→ **SUPPLIED DATA**:

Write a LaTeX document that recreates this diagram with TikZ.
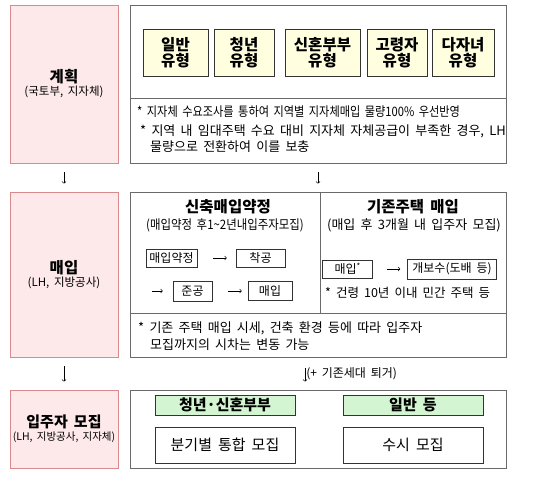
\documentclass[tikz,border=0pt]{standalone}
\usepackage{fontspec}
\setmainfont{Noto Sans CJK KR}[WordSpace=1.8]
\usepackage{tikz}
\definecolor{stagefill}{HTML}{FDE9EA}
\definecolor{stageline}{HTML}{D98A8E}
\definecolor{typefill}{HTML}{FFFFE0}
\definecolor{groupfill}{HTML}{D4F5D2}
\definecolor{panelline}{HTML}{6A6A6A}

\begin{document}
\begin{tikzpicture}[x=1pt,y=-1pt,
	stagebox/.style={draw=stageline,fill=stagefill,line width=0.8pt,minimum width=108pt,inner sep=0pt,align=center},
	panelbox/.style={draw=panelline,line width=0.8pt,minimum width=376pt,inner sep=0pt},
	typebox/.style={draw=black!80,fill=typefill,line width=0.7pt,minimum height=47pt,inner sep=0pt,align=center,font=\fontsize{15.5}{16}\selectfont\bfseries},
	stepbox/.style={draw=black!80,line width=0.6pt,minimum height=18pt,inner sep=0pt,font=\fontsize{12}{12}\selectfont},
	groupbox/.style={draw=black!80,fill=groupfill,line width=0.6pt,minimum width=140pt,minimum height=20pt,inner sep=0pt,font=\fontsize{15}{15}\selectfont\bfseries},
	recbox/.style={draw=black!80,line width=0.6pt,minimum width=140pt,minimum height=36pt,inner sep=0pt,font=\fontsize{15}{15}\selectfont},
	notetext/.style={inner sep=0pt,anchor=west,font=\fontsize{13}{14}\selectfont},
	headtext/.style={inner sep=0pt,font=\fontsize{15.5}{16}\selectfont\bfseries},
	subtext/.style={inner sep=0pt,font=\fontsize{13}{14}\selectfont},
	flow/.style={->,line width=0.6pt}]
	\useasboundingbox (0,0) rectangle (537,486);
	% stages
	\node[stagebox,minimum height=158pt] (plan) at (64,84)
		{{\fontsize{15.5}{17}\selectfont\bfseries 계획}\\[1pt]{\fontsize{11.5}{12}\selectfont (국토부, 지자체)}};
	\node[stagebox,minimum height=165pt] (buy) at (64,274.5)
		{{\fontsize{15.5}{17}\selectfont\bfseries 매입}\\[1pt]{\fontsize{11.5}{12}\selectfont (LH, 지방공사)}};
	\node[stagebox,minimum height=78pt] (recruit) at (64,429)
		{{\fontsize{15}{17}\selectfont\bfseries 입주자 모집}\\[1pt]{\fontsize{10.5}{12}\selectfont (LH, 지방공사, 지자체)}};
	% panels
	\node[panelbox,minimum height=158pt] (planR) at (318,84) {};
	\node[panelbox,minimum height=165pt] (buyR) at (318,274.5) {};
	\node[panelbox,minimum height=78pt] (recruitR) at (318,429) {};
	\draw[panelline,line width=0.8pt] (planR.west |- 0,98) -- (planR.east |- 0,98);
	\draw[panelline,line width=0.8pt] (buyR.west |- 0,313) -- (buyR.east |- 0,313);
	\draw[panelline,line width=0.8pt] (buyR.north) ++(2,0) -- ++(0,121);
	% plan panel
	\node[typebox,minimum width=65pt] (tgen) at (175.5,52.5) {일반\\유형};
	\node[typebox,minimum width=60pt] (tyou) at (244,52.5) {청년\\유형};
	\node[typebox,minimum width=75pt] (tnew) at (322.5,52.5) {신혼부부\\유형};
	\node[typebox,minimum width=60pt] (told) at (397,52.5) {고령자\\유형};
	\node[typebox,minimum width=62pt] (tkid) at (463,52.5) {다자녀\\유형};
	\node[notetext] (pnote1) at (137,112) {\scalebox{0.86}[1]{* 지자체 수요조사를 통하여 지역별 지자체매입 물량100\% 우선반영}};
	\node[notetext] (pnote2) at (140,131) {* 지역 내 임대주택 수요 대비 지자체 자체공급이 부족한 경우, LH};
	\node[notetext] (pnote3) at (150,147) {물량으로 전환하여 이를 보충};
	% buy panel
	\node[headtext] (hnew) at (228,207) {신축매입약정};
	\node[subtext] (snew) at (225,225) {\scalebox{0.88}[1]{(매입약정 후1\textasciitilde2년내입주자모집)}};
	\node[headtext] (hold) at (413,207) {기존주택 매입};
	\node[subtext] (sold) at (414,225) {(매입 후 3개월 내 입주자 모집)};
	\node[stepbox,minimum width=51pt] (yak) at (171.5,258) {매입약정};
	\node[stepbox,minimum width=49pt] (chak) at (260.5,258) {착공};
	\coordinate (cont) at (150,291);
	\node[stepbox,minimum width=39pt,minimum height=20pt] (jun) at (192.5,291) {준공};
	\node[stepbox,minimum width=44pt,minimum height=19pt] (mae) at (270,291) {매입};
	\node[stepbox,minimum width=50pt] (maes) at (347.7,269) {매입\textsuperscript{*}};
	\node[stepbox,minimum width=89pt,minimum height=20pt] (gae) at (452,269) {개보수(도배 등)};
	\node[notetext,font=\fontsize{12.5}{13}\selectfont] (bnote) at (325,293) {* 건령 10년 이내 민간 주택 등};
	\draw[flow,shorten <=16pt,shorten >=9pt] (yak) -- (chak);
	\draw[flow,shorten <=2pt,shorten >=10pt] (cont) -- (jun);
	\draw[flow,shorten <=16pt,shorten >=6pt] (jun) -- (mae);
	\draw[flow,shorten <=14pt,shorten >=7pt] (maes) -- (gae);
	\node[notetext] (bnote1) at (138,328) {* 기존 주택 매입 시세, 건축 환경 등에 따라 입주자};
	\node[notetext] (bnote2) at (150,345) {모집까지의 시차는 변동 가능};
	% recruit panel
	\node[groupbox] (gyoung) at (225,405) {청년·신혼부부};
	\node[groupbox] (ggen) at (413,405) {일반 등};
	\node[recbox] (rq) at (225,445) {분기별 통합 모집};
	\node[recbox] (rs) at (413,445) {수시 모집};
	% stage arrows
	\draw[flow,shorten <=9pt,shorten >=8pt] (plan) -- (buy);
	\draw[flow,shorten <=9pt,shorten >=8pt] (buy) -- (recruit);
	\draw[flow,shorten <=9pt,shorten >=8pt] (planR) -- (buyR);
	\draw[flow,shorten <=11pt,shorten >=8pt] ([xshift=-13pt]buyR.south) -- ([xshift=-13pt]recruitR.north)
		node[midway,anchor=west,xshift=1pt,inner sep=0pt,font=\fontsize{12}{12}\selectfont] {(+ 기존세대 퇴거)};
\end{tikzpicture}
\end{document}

→ **WHAT THE TASK ASKS**:
Reproduce each line exactly, please, except for any pictures.

→ **RESULT**:
Write a LaTeX document that recreates this diagram with TikZ.
\documentclass[tikz,border=0pt]{standalone}
\usepackage{fontspec}
\setmainfont{Noto Sans CJK KR}[WordSpace=1.8]
\usepackage{tikz}
\definecolor{stagefill}{HTML}{FDE9EA}
\definecolor{stageline}{HTML}{D98A8E}
\definecolor{typefill}{HTML}{FFFFE0}
\definecolor{groupfill}{HTML}{D4F5D2}
\definecolor{panelline}{HTML}{6A6A6A}

\begin{document}
\begin{tikzpicture}[x=1pt,y=-1pt,
	stagebox/.style={draw=stageline,fill=stagefill,line width=0.8pt,minimum width=108pt,inner sep=0pt,align=center},
	panelbox/.style={draw=panelline,line width=0.8pt,minimum width=376pt,inner sep=0pt},
	typebox/.style={draw=black!80,fill=typefill,line width=0.7pt,minimum height=47pt,inner sep=0pt,align=center,font=\fontsize{15.5}{16}\selectfont\bfseries},
	stepbox/.style={draw=black!80,line width=0.6pt,minimum height=18pt,inner sep=0pt,font=\fontsize{12}{12}\selectfont},
	groupbox/.style={draw=black!80,fill=groupfill,line width=0.6pt,minimum width=140pt,minimum height=20pt,inner sep=0pt,font=\fontsize{15}{15}\selectfont\bfseries},
	recbox/.style={draw=black!80,line width=0.6pt,minimum width=140pt,minimum height=36pt,inner sep=0pt,font=\fontsize{15}{15}\selectfont},
	notetext/.style={inner sep=0pt,anchor=west,font=\fontsize{13}{14}\selectfont},
	headtext/.style={inner sep=0pt,font=\fontsize{15.5}{16}\selectfont\bfseries},
	subtext/.style={inner sep=0pt,font=\fontsize{13}{14}\selectfont},
	flow/.style={->,line width=0.6pt}]
	\useasboundingbox (0,0) rectangle (537,486);
	% stages
	\node[stagebox,minimum height=158pt] (plan) at (64,84)
		{{\fontsize{15.5}{17}\selectfont\bfseries 계획}\\[1pt]{\fontsize{11.5}{12}\selectfont (국토부, 지자체)}};
	\node[stagebox,minimum height=165pt] (buy) at (64,274.5)
		{{\fontsize{15.5}{17}\selectfont\bfseries 매입}\\[1pt]{\fontsize{11.5}{12}\selectfont (LH, 지방공사)}};
	\node[stagebox,minimum height=78pt] (recruit) at (64,429)
		{{\fontsize{15}{17}\selectfont\bfseries 입주자 모집}\\[1pt]{\fontsize{10.5}{12}\selectfont (LH, 지방공사, 지자체)}};
	% panels
	\node[panelbox,minimum height=158pt] (planR) at (318,84) {};
	\node[panelbox,minimum height=165pt] (buyR) at (318,274.5) {};
	\node[panelbox,minimum height=78pt] (recruitR) at (318,429) {};
	\draw[panelline,line width=0.8pt] (planR.west |- 0,98) -- (planR.east |- 0,98);
	\draw[panelline,line width=0.8pt] (buyR.west |- 0,313) -- (buyR.east |- 0,313);
	\draw[panelline,line width=0.8pt] (buyR.north) ++(2,0) -- ++(0,121);
	% plan panel
	\node[typebox,minimum width=65pt] (tgen) at (175.5,52.5) {일반\\유형};
	\node[typebox,minimum width=60pt] (tyou) at (244,52.5) {청년\\유형};
	\node[typebox,minimum width=75pt] (tnew) at (322.5,52.5) {신혼부부\\유형};
	\node[typebox,minimum width=60pt] (told) at (397,52.5) {고령자\\유형};
	\node[typebox,minimum width=62pt] (tkid) at (463,52.5) {다자녀\\유형};
	\node[notetext] (pnote1) at (137,112) {\scalebox{0.86}[1]{* 지자체 수요조사를 통하여 지역별 지자체매입 물량100\% 우선반영}};
	\node[notetext] (pnote2) at (140,131) {* 지역 내 임대주택 수요 대비 지자체 자체공급이 부족한 경우, LH};
	\node[notetext] (pnote3) at (150,147) {물량으로 전환하여 이를 보충};
	% buy panel
	\node[headtext] (hnew) at (228,207) {신축매입약정};
	\node[subtext] (snew) at (225,225) {\scalebox{0.88}[1]{(매입약정 후1\textasciitilde2년내입주자모집)}};
	\node[headtext] (hold) at (413,207) {기존주택 매입};
	\node[subtext] (sold) at (414,225) {(매입 후 3개월 내 입주자 모집)};
	\node[stepbox,minimum width=51pt] (yak) at (171.5,258) {매입약정};
	\node[stepbox,minimum width=49pt] (chak) at (260.5,258) {착공};
	\coordinate (cont) at (150,291);
	\node[stepbox,minimum width=39pt,minimum height=20pt] (jun) at (192.5,291) {준공};
	\node[stepbox,minimum width=44pt,minimum height=19pt] (mae) at (270,291) {매입};
	\node[stepbox,minimum width=50pt] (maes) at (347.7,269) {매입\textsuperscript{*}};
	\node[stepbox,minimum width=89pt,minimum height=20pt] (gae) at (452,269) {개보수(도배 등)};
	\node[notetext,font=\fontsize{12.5}{13}\selectfont] (bnote) at (325,293) {* 건령 10년 이내 민간 주택 등};
	\draw[flow,shorten <=16pt,shorten >=9pt] (yak) -- (chak);
	\draw[flow,shorten <=2pt,shorten >=10pt] (cont) -- (jun);
	\draw[flow,shorten <=16pt,shorten >=6pt] (jun) -- (mae);
	\draw[flow,shorten <=14pt,shorten >=7pt] (maes) -- (gae);
	\node[notetext] (bnote1) at (138,328) {* 기존 주택 매입 시세, 건축 환경 등에 따라 입주자};
	\node[notetext] (bnote2) at (150,345) {모집까지의 시차는 변동 가능};
	% recruit panel
	\node[groupbox] (gyoung) at (225,405) {청년·신혼부부};
	\node[groupbox] (ggen) at (413,405) {일반 등};
	\node[recbox] (rq) at (225,445) {분기별 통합 모집};
	\node[recbox] (rs) at (413,445) {수시 모집};
	% stage arrows
	\draw[flow,shorten <=9pt,shorten >=8pt] (plan) -- (buy);
	\draw[flow,shorten <=9pt,shorten >=8pt] (buy) -- (recruit);
	\draw[flow,shorten <=9pt,shorten >=8pt] (planR) -- (buyR);
	\draw[flow,shorten <=11pt,shorten >=8pt] ([xshift=-13pt]buyR.south) -- ([xshift=-13pt]recruitR.north)
		node[midway,anchor=west,xshift=1pt,inner sep=0pt,font=\fontsize{12}{12}\selectfont] {(+ 기존세대 퇴거)};
\end{tikzpicture}
\end{document}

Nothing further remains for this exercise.